* [Items from a data source]:
>>>>
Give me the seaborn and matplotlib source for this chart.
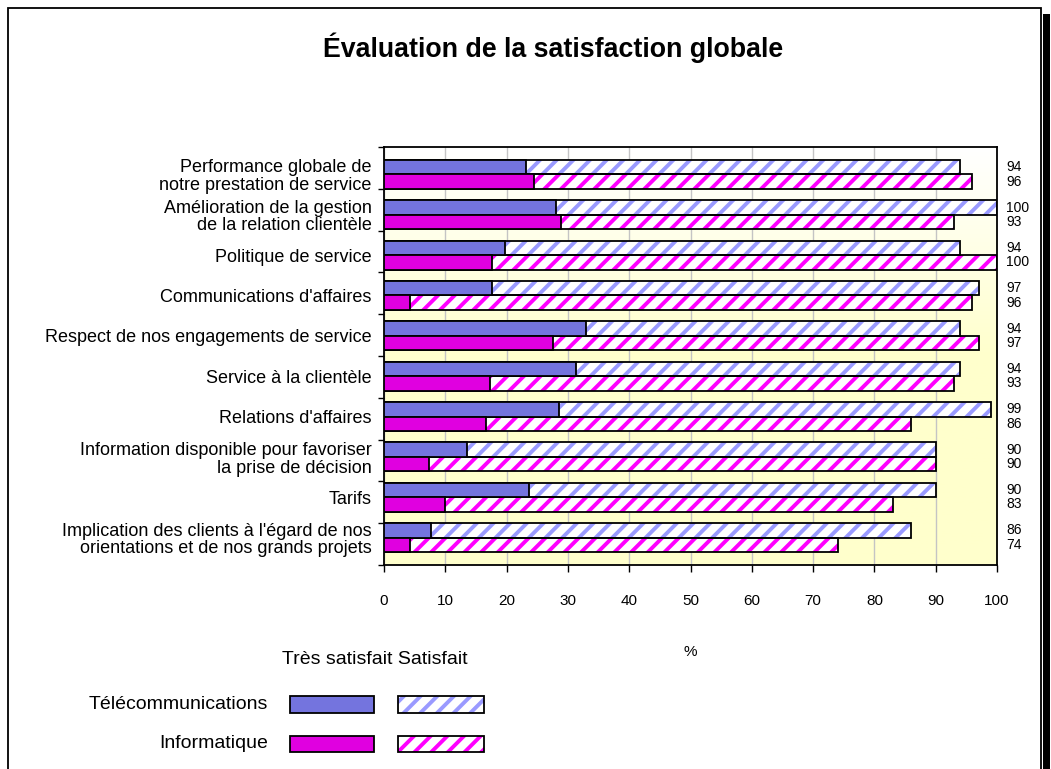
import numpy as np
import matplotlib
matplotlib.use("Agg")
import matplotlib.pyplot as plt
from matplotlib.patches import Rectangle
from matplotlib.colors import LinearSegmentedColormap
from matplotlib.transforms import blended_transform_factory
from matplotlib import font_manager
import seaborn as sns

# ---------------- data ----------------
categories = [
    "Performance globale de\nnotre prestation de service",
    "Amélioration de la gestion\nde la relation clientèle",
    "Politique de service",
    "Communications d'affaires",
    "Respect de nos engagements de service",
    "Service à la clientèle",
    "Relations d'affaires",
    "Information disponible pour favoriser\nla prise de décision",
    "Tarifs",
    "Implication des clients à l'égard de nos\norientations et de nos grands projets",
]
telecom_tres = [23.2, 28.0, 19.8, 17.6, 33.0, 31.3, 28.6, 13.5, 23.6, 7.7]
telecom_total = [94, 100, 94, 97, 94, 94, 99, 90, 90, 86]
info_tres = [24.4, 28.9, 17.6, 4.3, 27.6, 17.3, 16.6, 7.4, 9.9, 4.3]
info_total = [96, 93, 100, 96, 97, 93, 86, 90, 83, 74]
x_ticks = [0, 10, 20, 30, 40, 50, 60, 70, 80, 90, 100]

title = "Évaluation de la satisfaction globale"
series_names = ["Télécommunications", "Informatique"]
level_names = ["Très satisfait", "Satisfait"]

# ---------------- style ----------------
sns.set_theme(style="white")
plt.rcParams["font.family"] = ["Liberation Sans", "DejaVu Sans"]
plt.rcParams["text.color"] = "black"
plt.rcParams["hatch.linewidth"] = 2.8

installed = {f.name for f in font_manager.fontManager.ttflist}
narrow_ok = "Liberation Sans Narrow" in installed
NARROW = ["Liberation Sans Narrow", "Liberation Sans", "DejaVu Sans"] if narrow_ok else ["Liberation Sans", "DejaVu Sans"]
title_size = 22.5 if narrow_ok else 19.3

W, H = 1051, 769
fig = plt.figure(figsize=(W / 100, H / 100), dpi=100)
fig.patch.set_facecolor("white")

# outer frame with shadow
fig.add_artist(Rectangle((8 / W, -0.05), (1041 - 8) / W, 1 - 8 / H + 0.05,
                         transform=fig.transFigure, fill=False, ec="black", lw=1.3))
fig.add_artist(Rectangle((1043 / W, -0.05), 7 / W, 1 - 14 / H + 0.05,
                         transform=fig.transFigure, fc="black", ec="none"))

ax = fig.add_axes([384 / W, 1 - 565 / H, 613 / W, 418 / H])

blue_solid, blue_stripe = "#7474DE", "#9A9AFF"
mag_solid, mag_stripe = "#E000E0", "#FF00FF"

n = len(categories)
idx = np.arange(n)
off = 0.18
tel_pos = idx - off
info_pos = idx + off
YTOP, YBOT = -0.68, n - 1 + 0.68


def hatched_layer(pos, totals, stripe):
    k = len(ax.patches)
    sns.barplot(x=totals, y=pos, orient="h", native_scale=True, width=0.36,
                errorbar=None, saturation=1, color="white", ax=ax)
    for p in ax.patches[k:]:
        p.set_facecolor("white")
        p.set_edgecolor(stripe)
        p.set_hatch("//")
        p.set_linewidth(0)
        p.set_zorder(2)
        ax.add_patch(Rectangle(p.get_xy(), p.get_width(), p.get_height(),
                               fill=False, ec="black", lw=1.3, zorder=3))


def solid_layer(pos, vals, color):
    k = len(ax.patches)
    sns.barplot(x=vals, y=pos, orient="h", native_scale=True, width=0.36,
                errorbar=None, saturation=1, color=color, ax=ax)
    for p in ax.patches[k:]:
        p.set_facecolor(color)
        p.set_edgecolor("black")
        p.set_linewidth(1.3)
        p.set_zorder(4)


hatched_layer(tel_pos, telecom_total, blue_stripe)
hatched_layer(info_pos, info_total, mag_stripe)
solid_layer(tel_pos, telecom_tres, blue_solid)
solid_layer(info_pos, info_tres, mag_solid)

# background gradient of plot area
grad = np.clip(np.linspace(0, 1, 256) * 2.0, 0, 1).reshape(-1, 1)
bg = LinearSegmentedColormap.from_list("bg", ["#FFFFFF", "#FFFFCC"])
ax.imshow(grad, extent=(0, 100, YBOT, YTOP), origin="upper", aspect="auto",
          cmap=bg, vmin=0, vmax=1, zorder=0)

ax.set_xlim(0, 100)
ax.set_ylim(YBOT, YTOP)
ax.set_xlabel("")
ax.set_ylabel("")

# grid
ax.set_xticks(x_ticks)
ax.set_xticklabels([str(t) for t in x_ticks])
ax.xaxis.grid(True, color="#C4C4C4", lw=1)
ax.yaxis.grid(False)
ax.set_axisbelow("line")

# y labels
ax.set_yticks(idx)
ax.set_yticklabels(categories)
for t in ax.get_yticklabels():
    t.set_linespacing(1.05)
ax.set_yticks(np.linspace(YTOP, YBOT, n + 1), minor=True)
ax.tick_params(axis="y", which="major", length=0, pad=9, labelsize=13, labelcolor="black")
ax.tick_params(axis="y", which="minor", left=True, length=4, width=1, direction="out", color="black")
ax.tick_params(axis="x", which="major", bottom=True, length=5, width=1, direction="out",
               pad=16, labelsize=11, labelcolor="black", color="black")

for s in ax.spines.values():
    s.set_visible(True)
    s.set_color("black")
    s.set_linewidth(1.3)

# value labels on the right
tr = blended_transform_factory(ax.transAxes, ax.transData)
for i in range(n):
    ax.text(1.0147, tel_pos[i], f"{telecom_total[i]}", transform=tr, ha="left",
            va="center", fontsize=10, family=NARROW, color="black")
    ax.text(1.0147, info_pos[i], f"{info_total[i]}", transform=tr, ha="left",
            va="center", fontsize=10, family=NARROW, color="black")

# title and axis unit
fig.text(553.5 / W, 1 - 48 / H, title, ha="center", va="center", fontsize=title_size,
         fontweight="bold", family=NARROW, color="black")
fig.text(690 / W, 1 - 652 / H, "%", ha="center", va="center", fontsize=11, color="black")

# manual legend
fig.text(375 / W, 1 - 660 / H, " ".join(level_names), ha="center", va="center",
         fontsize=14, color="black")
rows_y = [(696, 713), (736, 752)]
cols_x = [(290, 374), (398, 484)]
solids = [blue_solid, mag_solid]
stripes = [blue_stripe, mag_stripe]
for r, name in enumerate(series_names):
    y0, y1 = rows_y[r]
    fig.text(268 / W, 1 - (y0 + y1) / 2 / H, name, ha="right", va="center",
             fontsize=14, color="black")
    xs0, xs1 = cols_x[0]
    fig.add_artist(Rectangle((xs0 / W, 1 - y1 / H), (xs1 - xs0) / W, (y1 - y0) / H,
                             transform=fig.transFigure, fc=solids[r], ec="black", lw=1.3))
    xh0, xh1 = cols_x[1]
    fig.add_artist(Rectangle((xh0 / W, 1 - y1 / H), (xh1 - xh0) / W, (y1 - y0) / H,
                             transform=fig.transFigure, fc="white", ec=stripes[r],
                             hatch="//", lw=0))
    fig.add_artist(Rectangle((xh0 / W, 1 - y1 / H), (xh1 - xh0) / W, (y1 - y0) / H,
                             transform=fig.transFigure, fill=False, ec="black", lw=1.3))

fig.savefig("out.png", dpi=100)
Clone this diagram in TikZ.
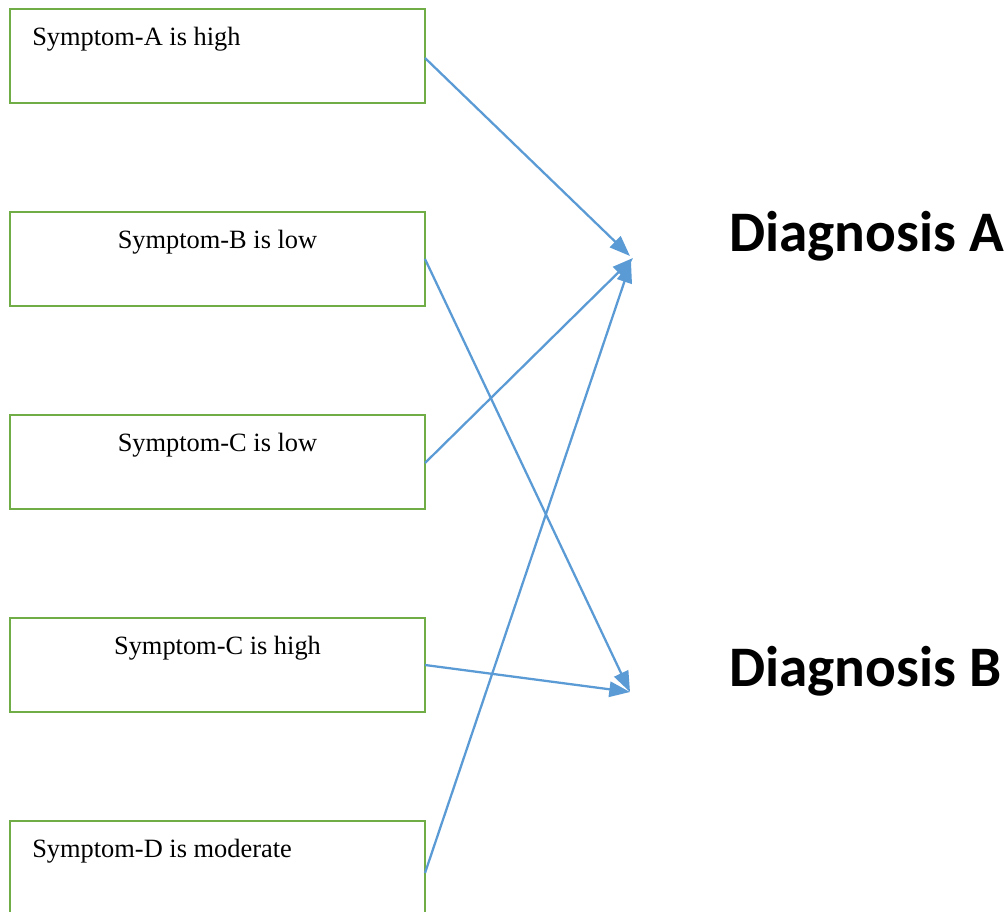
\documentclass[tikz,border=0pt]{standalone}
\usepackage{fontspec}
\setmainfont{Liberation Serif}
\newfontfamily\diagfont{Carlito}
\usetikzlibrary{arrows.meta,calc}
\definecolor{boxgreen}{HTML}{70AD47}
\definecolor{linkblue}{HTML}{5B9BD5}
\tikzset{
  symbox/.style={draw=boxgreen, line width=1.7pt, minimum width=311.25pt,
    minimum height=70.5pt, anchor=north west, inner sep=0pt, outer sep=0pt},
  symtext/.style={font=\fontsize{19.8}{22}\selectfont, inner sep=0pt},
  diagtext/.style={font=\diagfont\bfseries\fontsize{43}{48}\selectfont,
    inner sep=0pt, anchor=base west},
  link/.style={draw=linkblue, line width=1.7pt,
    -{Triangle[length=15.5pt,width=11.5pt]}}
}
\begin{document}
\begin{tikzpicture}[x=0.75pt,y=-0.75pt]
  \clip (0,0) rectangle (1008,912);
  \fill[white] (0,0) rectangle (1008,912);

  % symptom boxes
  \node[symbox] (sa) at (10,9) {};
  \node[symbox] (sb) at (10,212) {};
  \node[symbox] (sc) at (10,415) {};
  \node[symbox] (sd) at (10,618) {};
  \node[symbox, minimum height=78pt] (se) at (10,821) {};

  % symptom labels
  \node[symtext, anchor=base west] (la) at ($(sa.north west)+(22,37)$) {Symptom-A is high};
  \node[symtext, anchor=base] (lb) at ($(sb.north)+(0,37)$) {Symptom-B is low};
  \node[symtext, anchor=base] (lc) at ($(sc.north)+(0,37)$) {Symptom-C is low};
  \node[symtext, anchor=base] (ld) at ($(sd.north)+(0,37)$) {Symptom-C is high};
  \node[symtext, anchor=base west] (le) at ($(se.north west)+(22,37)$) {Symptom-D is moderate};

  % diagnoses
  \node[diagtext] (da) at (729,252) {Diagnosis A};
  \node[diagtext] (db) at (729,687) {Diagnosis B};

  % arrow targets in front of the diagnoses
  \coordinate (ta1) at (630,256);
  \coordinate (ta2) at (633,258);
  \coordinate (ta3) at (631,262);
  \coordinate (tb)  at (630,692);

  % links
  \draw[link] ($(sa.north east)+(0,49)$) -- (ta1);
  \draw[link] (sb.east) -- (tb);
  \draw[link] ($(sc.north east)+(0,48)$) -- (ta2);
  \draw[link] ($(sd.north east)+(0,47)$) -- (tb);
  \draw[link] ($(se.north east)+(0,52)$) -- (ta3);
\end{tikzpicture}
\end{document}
<<<<
* [Problem description]: From the first line above down to the line with "import seaborn as sns", reproduce every line and no others, omitting pictures.

* [Full response]:
Give me the seaborn and matplotlib source for this chart.
import numpy as np
import matplotlib
matplotlib.use("Agg")
import matplotlib.pyplot as plt
from matplotlib.patches import Rectangle
from matplotlib.colors import LinearSegmentedColormap
from matplotlib.transforms import blended_transform_factory
from matplotlib import font_manager
import seaborn as sns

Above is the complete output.